The motivation is pushing driver vendors forward to support all
the new XDP features. Once a given feature bit is moved into
the "required" features, the kernel will reject loading XDP
program if feature isn't implemented by driver. Features under
developement, require help from the bpf infrastrucure to detect
when a given helper or direct-access is used, using a bpf_prog
bit to mark a need for the feature, and pulling in this bit in
the xdp_features_check(). When all drivers have implemented
a "devel" feature, it can be moved to the "required" feature and
The problem is that once you add bits markers to bpf_prog like we
used to do in the past, then as you do in patch 4/5 with the
xdp_rxhash_needed bit, they will need to be turned /on/ unconditionally
when a prog has tail calls.
Yes, with tail calls, we have to enable all features. But that is a
good thing, as it forces vendors to quickly implement all features.
And it is no different from moving a feature into the "required" bits,
once all drivers implement it. It is only a limitation for tail calls,
and something we can fix later (for handling this for tail calls).
But the issue I pointed out with this approach is that XDP programs
using tail calls will suddenly break and get rejected from one
version to another.
That's basically breaking the contract we have today where it must
be guaranteed that older programs keep working on newer kernels,
exactly the same with uapi. Breaking user programs is a no-go,
not a good thing at all (it will hurt users and they move on with
something else).

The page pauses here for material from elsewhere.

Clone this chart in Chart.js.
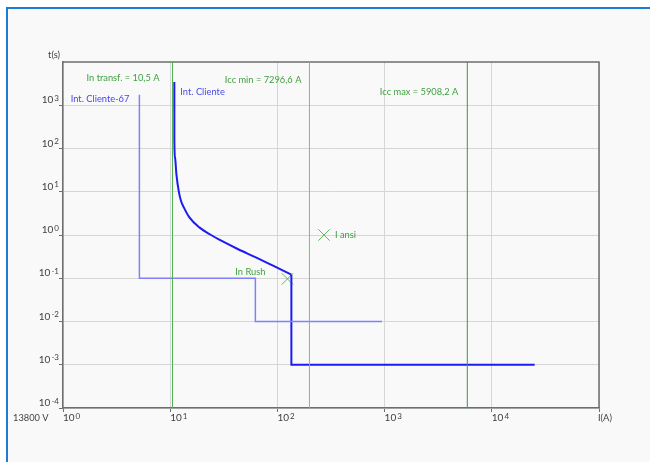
<!DOCTYPE html>
<html>
<head>
<meta charset="utf-8">
<script src="https://cdn.jsdelivr.net/npm/chart.js@4.4.1/dist/chart.umd.min.js"></script>
<style>
  html, body { margin: 0; padding: 0; background: #ffffff; overflow: hidden; }
  #frame { position: absolute; left: 6px; top: 7px; width: 700px; height: 500px;
           border-left: 2px solid #1e7bd4; border-top: 2px solid #1e7bd4; background: #f9f9f9; }
  #wrap { position: absolute; left: 0; top: 0; width: 650px; height: 462px; }
</style>
</head>
<body>
<div id="frame"></div>
<div id="wrap"><canvas id="tcc" width="650" height="462"></canvas></div>
<script>
// decades of the two log axes
var xDecades = [1, 10, 100, 1000, 10000, 100000];
var yDecades = [1e-4, 1e-3, 1e-2, 1e-1, 1, 10, 100, 1000];

// Int. Cliente-67 (definite time steps)
var c67Current = [5.16, 5.16, 62.3, 62.3, 946];
var c67Time    = [1740, 0.1, 0.1, 0.01, 0.01];

// Int. Cliente - inverse time curve
var cliCurrent = [10.93, 10.94, 11.09, 11.42, 12.0, 12.6, 13.4, 15.1, 18.7, 23.4, 30.9, 42.6, 63.7, 91, 135];
var cliTime    = [3470, 150, 62, 25.6, 10.5, 6.2, 4.34, 2.55, 1.50, 1.04, 0.708, 0.475, 0.299, 0.195, 0.121];
// Int. Cliente - instantaneous part
var instCurrent = [135, 135, 25100];
var instTime    = [0.121, 0.001, 0.001];

// reference currents (vertical lines)
var refNames   = ['In transf. = 10,5 A', 'Icc min = 7296,6 A', 'Icc max = 5908,2 A'];
var refCurrent = [10.5, 199, 5908];

// points
var markNames   = ['In Rush', 'I ansi'];
var markCurrent = [124, 272];
var markTime    = [0.0966, 1.0];

var FONT = 'Lato, sans-serif';
var NOTE_FONT = '9.3px ' + FONT;
var GREEN_TXT = '#3f9f3f';

function pts(xs, ys) { return xs.map(function (x, i) { return { x: x, y: ys[i] }; }); }

var refColors = ['#4fae4f', '#74c274', '#3d963d'];
var datasets = refCurrent.map(function (v, i) {
  return { data: [{ x: v, y: 1e-4 }, { x: v, y: 1e4 }], showLine: true, borderColor: refColors[i],
           borderWidth: 1, pointRadius: 0 };
});
datasets.push({ data: pts(c67Current, c67Time), showLine: true, borderColor: '#8080ff', borderWidth: 1.5, pointRadius: 0 });
datasets.push({ data: pts(cliCurrent, cliTime), showLine: true, borderColor: '#1c1cf2', borderWidth: 2, pointRadius: 0,
                cubicInterpolationMode: 'monotone' });
datasets.push({ data: pts(instCurrent, instTime), showLine: true, borderColor: '#1c1cf2', borderWidth: 2, pointRadius: 0 });
datasets.push({ data: pts(markCurrent, markTime), showLine: false, pointStyle: 'crossRot', pointRadius: 8,
                borderColor: '#5cb85c', borderWidth: 1, backgroundColor: 'transparent' });

// text notes: [text, current, time, dx, align, color]
var notes = [
  [refNames[0], refCurrent[0], 4295, -13, 'right', GREEN_TXT],
  [refNames[1], refCurrent[1], 3800, -8, 'right', GREEN_TXT],
  [refNames[2], refCurrent[2], 2071, -9, 'right', GREEN_TXT],
  ['Int. Cliente-67', c67Current[0], 1383, -10, 'right', '#4646f0'],
  ['Int. Cliente', cliCurrent[0], 2040, 6, 'left', '#4a4ae8'],
  [markNames[0], markCurrent[0], 0.137, -22, 'right', GREEN_TXT],
  [markNames[1], markCurrent[1], 1.0, 11, 'left', GREEN_TXT]
];

function drawPow(ctx, x, y, exp, alignRight) {
  ctx.font = '10px ' + FONT;
  var wb = ctx.measureText('10').width;
  ctx.font = '8px ' + FONT;
  var we = ctx.measureText(String(exp)).width;
  var x0 = alignRight ? x - wb - 1 - we : x;
  ctx.textAlign = 'left';
  ctx.textBaseline = 'alphabetic';
  ctx.font = '10px ' + FONT;
  ctx.fillText('10', x0, y);
  ctx.font = '8px ' + FONT;
  ctx.fillText(String(exp), x0 + wb + 1, y - 2.5);
}

var decor = {
  id: 'decor',
  beforeDatasetsDraw: function (chart) {
    var ctx = chart.ctx, a = chart.chartArea;
    ctx.save();
    ctx.strokeStyle = '#6e6e6e';
    ctx.lineWidth = 1.5;
    ctx.beginPath();
    ctx.moveTo(a.left, a.top);
    ctx.lineTo(a.right, a.top);
    ctx.lineTo(a.right, a.bottom);
    ctx.stroke();
    ctx.restore();
  },
  afterDraw: function (chart) {
    var ctx = chart.ctx, xs = chart.scales.x, ys = chart.scales.y, a = chart.chartArea;
    ctx.save();
    ctx.fillStyle = '#404040';
    yDecades.forEach(function (v) {
      drawPow(ctx, a.left - 4, ys.getPixelForValue(v) - 2, Math.round(Math.log10(v)), true);
    });
    xDecades.slice(0, 5).forEach(function (v) {
      drawPow(ctx, xs.getPixelForValue(v), a.bottom + 13, Math.round(Math.log10(v)), false);
    });
    ctx.font = NOTE_FONT;
    ctx.textBaseline = 'alphabetic';
    ctx.textAlign = 'right';
    ctx.fillText('t(s)', a.left - 3, a.top - 4);
    ctx.textAlign = 'left';
    ctx.fillText('I(A)', a.right - 1, a.bottom + 13);
    ctx.fillText('13800 V', 13, a.bottom + 13);
    ctx.textBaseline = 'middle';
    notes.forEach(function (n) {
      ctx.fillStyle = n[5];
      ctx.textAlign = n[4];
      ctx.fillText(n[0], xs.getPixelForValue(n[1]) + n[3], ys.getPixelForValue(n[2]));
    });
    ctx.restore();
  }
};

new Chart(document.getElementById('tcc'), {
  type: 'scatter',
  data: { datasets: datasets },
  plugins: [decor],
  options: {
    responsive: false,
    animation: false,
    devicePixelRatio: 1,
    layout: { padding: { left: 0, top: 62, right: 51, bottom: 0 } },
    plugins: { legend: { display: false }, tooltip: { enabled: false } },
    elements: { line: { tension: 0 } },
    scales: {
      x: {
        type: 'logarithmic', position: 'bottom', min: 1, max: 1e5,
        afterBuildTicks: function (s) { s.ticks = xDecades.map(function (v) { return { value: v }; }); },
        afterFit: function (s) { s.height = 54; },
        ticks: { display: false },
        grid: { color: '#d6d6d6', lineWidth: 1, tickColor: '#6e6e6e', tickLength: 4, drawTicks: true },
        border: { color: '#6e6e6e', width: 1.5 }
      },
      y: {
        type: 'logarithmic', position: 'left', min: 1e-4, max: 1e4,
        afterBuildTicks: function (s) { s.ticks = yDecades.map(function (v) { return { value: v }; }); },
        afterFit: function (s) { s.width = 63; },
        ticks: { display: false },
        grid: { color: '#d6d6d6', lineWidth: 1, tickColor: '#6e6e6e', tickLength: 4, drawTicks: true },
        border: { color: '#6e6e6e', width: 1.5 }
      }
    }
  }
});
</script>
</body>
</html>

So it's not something we can 'fix' at some later
point in time; such feature detection would need to consider this
from day 1.
BPF have some nice features of evaluating the input program
"load-time", which is what I'm taking advantage of as an optimization
here (let use this nice bpf property). It is only tail calls that
cannot evaluate this "load-time". Thus, if you care about tail calls,
supporting intermediate features, we could later fix that by adding a
runtime feature check in the case of tail calls.